Another place where leaves tend to accumulate is under a car’s windshield wipers. Make sure you remove visible leaves with your hands, and don’t forget to pop the hood and remove any leaves that have built up around the base of the windshield.
GEICO also advises plugging your car’s drainage system. If leaves do get into the crevices around the trunk, hood, and windshield wipers, it might cause micro drains to back up. If they do become backed up, water may start to accumulate in your car.
It’s also possible for leaves to get into the air vents of your car. This might make a “flap, flap, flap” sound from the engine when leaves are sucked into the blower motors and the HVAC system. Keeping the area around the windshield wipers free of leaves and twigs will help prevent this from happening.
Unfortunately, leaves are really acidic, especially when they get wet. That’s why if they sit too long, it can cause a clear coat to get foggy.

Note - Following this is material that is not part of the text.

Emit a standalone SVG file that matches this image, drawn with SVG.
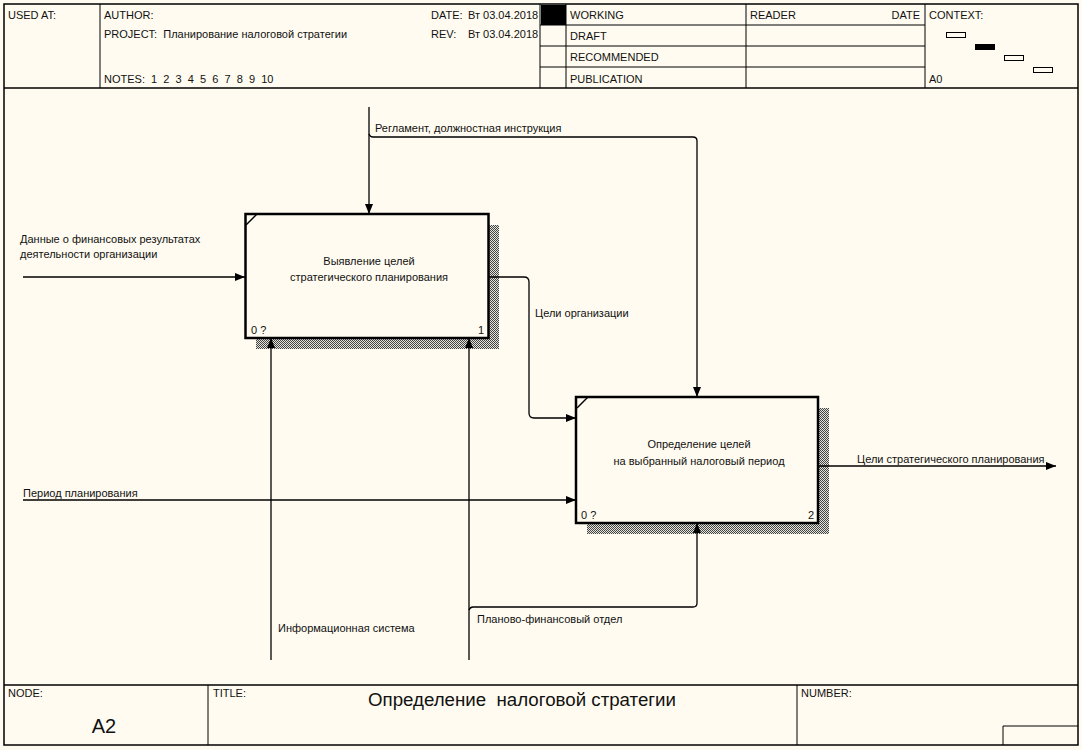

Tree sap can cause car damage, too

Another thing that people often don’t think about is tree sap. According to Cars.com, a small amount of tree sap on a car might not make a difference, but it could cause paint damage if left on a car for an extended period of time, especially if it is in the car’s paint finish.
To clean that up, you can dab some rubbing alcohol, according to Consumer Reports. You can put the rubbing alcohol on a cloth, or try a tree sap remover.

Protect your car this fall

After clearing the leaves from your car and removing any tree sap, it’s a good idea to get a pre-winter car wash. In fact, some car washes may even do it all for you—remove the leaves and for you and do a wash.
After getting a car wash, waxing your car can help protect it further. In fact, you should consider waxing your car once a season to protect its paint. Just be careful not to use too much wax on your car, because it can build up and make the paint look cloudy.
If you do often park under trees, you might also want to get a car cover.

Driving and maintenance for the fall season

Of course, it’s always a good idea to get regularly scheduled maintenance on your car, which can also help prevent damage leaves can cause.
Also, don’t forget that wet leaves on a street can make driving very slippery. In fact, when you see wet leaves on the road, you should think of it as driving on ice—slow down, and drive with caution.